-- START DATA RECORDS --

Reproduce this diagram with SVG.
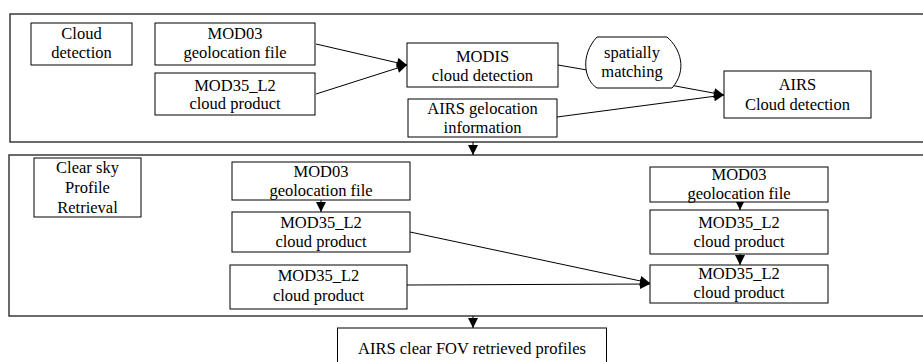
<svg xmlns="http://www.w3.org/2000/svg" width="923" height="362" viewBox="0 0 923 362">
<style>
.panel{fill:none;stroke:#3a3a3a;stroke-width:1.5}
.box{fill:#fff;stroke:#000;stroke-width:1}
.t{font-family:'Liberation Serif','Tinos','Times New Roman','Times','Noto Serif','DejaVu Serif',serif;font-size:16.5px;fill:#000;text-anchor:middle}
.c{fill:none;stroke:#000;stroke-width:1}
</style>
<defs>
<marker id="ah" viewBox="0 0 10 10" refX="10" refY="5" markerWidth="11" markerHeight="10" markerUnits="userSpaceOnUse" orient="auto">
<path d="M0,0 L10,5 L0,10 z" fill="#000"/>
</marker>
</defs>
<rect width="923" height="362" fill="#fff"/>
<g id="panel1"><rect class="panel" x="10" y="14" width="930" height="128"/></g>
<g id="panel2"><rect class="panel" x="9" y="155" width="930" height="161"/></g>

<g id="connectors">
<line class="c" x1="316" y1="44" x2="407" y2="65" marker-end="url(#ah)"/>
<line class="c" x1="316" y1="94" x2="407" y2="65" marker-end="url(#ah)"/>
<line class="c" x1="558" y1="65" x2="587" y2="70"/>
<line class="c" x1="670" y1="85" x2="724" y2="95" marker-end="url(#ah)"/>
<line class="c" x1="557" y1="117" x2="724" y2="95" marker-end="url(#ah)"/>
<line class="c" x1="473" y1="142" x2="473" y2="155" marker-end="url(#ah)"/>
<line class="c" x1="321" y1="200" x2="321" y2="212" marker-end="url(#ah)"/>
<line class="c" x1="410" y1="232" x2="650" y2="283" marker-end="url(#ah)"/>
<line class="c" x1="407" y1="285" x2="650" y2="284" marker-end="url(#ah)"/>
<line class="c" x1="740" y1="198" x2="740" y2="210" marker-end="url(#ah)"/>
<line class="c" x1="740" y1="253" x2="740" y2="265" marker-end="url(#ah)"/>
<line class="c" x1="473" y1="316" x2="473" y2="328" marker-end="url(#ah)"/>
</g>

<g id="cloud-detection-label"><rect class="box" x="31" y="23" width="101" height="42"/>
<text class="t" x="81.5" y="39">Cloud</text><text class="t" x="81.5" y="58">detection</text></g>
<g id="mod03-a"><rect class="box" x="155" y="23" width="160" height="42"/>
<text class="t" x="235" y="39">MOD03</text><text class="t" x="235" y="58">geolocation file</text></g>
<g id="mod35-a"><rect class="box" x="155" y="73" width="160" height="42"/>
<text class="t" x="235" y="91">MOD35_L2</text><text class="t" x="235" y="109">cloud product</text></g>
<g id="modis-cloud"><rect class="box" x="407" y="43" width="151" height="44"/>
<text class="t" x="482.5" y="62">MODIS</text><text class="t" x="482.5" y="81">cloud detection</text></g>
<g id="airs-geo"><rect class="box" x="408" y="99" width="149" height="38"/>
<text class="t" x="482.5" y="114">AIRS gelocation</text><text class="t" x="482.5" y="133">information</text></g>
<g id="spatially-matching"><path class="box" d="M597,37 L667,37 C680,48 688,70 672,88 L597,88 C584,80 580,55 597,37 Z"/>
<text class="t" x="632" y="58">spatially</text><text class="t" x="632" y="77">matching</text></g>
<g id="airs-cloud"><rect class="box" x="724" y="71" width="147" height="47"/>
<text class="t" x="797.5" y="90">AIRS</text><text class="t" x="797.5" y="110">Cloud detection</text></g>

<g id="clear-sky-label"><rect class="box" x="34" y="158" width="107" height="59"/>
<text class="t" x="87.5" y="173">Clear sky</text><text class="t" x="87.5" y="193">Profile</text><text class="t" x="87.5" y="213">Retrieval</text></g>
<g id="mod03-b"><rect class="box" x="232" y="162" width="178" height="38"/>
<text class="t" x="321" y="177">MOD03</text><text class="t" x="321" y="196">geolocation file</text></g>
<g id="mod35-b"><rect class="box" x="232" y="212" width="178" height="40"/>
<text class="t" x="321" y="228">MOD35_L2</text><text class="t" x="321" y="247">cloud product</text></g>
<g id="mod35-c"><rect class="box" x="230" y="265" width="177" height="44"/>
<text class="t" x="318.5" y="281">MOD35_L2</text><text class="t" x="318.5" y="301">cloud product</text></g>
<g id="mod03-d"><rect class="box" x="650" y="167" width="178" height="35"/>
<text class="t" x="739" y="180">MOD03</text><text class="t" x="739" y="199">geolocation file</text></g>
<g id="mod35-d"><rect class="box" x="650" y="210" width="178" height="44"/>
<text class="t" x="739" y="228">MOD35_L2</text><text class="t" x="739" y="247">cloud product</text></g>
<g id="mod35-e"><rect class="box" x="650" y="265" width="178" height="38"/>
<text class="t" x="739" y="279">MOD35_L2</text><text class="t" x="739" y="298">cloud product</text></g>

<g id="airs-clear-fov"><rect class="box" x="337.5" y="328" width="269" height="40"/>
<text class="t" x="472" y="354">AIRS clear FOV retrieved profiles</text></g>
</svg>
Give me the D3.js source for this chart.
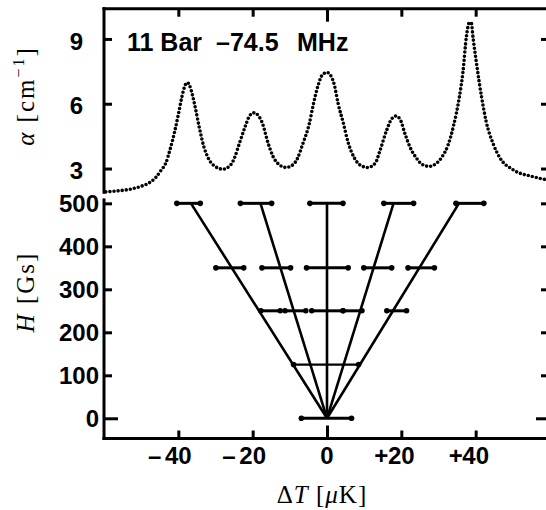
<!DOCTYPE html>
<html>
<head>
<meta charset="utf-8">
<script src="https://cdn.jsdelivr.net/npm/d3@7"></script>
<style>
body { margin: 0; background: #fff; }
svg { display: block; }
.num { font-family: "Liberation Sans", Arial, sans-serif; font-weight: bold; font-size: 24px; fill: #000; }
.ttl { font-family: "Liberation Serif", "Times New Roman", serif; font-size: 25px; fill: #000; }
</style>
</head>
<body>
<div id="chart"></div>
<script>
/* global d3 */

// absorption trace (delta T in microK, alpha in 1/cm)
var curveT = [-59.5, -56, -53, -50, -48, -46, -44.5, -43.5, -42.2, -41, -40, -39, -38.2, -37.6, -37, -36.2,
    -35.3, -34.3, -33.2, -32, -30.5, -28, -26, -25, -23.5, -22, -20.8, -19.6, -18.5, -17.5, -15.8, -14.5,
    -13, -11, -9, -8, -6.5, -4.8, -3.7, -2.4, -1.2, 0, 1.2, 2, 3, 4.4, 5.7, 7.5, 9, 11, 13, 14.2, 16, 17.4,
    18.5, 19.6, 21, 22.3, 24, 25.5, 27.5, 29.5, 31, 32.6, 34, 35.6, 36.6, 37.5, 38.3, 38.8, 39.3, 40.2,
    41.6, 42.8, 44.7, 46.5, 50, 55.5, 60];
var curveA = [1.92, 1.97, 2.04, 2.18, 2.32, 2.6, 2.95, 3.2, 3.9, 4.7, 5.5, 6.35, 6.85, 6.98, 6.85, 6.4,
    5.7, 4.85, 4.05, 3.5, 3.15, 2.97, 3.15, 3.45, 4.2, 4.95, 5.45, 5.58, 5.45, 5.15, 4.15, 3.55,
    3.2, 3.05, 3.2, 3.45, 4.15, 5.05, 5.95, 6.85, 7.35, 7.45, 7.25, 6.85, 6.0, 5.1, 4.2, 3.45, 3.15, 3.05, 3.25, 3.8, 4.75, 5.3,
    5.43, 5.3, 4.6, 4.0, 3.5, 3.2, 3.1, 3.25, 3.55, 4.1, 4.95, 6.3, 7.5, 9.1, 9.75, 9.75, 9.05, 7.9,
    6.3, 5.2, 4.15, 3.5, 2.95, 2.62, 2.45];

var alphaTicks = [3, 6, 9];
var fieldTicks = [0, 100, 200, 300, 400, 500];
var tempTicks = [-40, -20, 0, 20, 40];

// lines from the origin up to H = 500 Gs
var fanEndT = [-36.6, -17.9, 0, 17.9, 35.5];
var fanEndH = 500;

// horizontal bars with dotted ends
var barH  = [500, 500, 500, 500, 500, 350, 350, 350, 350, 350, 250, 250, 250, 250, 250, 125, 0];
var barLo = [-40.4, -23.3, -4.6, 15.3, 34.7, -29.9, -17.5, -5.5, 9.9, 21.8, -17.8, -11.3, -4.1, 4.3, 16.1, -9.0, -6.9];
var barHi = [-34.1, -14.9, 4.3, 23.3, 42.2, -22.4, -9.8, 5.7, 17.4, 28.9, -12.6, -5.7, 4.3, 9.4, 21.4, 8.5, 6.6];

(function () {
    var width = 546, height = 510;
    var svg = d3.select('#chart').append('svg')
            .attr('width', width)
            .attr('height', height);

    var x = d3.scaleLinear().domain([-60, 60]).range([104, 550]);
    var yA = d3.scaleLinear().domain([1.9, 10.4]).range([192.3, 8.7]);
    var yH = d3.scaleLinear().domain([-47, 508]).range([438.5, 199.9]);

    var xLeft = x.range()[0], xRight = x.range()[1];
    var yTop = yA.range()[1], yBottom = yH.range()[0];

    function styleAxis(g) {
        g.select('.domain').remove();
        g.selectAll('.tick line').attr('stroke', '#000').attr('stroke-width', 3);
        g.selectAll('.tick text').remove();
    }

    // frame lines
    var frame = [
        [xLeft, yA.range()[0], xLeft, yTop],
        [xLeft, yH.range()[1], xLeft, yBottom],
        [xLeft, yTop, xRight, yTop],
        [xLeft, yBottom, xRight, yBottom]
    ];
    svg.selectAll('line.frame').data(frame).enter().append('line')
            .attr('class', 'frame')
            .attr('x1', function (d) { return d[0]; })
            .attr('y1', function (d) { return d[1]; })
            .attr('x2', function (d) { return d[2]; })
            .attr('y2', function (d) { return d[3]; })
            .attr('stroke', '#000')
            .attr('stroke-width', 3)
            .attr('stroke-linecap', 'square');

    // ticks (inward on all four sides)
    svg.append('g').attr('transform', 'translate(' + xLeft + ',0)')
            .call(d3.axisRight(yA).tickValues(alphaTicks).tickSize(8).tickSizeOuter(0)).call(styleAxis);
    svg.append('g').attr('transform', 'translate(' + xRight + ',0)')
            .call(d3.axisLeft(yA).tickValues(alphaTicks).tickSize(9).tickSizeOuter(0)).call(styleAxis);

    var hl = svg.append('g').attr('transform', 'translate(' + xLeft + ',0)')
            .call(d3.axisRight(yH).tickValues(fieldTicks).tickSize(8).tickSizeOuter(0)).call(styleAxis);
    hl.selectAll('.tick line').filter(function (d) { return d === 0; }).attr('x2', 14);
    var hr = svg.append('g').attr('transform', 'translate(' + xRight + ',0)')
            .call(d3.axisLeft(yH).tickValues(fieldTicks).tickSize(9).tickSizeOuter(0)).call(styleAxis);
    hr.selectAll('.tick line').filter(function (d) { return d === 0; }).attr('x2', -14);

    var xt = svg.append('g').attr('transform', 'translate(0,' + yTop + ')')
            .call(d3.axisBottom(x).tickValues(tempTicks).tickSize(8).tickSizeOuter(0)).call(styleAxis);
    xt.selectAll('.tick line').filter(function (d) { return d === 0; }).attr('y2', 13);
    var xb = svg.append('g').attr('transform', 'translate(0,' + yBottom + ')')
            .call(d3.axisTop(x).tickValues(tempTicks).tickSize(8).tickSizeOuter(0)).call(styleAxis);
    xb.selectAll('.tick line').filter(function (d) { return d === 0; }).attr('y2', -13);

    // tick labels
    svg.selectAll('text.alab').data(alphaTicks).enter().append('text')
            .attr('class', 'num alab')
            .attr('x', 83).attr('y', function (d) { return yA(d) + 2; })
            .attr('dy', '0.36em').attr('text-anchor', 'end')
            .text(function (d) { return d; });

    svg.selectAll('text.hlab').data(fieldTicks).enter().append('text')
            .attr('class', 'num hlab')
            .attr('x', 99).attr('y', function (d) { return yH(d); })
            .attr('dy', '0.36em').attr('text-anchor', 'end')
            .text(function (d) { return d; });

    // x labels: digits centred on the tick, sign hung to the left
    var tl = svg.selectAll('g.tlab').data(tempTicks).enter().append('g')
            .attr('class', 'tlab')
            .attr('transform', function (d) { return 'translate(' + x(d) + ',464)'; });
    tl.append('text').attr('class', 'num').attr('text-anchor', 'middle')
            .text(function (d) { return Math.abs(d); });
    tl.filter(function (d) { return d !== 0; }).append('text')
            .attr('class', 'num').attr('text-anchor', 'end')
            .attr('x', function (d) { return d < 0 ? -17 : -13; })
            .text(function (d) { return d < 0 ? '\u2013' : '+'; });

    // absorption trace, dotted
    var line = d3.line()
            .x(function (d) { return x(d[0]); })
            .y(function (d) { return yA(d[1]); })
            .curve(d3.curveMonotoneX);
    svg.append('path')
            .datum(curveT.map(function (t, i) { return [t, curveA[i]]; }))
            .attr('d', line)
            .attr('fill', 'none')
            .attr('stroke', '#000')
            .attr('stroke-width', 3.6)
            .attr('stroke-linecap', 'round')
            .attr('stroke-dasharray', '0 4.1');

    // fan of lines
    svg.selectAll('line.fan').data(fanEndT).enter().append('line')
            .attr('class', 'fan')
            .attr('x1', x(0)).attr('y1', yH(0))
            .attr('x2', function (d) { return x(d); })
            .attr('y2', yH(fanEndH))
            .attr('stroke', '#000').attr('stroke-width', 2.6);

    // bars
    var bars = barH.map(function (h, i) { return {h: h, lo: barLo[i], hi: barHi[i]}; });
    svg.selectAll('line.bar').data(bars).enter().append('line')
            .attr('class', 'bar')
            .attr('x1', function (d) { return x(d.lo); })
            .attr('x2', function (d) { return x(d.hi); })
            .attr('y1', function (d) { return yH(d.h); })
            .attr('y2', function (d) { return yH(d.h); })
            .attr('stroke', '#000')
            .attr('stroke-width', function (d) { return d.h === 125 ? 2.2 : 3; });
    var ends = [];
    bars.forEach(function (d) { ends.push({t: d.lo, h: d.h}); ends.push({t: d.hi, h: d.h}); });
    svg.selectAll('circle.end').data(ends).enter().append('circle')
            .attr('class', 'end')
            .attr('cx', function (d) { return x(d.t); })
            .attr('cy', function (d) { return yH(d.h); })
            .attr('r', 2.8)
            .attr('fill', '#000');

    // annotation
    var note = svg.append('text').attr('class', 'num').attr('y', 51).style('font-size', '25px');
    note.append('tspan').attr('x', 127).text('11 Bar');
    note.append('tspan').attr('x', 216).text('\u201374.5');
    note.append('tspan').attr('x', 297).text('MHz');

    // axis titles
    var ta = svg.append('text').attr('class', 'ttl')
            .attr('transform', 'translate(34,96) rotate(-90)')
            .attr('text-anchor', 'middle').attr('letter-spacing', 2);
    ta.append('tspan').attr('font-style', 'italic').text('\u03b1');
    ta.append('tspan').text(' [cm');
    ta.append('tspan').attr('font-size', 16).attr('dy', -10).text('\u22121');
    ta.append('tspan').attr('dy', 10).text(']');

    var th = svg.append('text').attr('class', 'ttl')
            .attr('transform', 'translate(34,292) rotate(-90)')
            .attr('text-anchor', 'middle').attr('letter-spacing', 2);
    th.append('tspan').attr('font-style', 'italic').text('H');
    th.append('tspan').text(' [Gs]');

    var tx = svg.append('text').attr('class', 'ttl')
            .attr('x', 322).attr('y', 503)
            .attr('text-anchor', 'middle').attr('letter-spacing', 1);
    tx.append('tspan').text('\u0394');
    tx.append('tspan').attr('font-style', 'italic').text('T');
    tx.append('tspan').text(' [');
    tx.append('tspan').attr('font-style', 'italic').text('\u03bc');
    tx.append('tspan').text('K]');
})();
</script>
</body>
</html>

-- END DATA RECORDS --

**WRITTEN EXERCISE**
Your task is to transcribe exactly the lines starting at the line that contains "Give me the D3.js source for this chart." and ending at the line that contains "global d3 */", both included. Leave out the pictures.

**TASK SOLUTION**
Give me the D3.js source for this chart.
<!DOCTYPE html>
<html>
<head>
<meta charset="utf-8">
<script src="https://cdn.jsdelivr.net/npm/d3@7"></script>
<style>
body { margin: 0; background: #fff; }
svg { display: block; }
.num { font-family: "Liberation Sans", Arial, sans-serif; font-weight: bold; font-size: 24px; fill: #000; }
.ttl { font-family: "Liberation Serif", "Times New Roman", serif; font-size: 25px; fill: #000; }
</style>
</head>
<body>
<div id="chart"></div>
<script>
/* global d3 */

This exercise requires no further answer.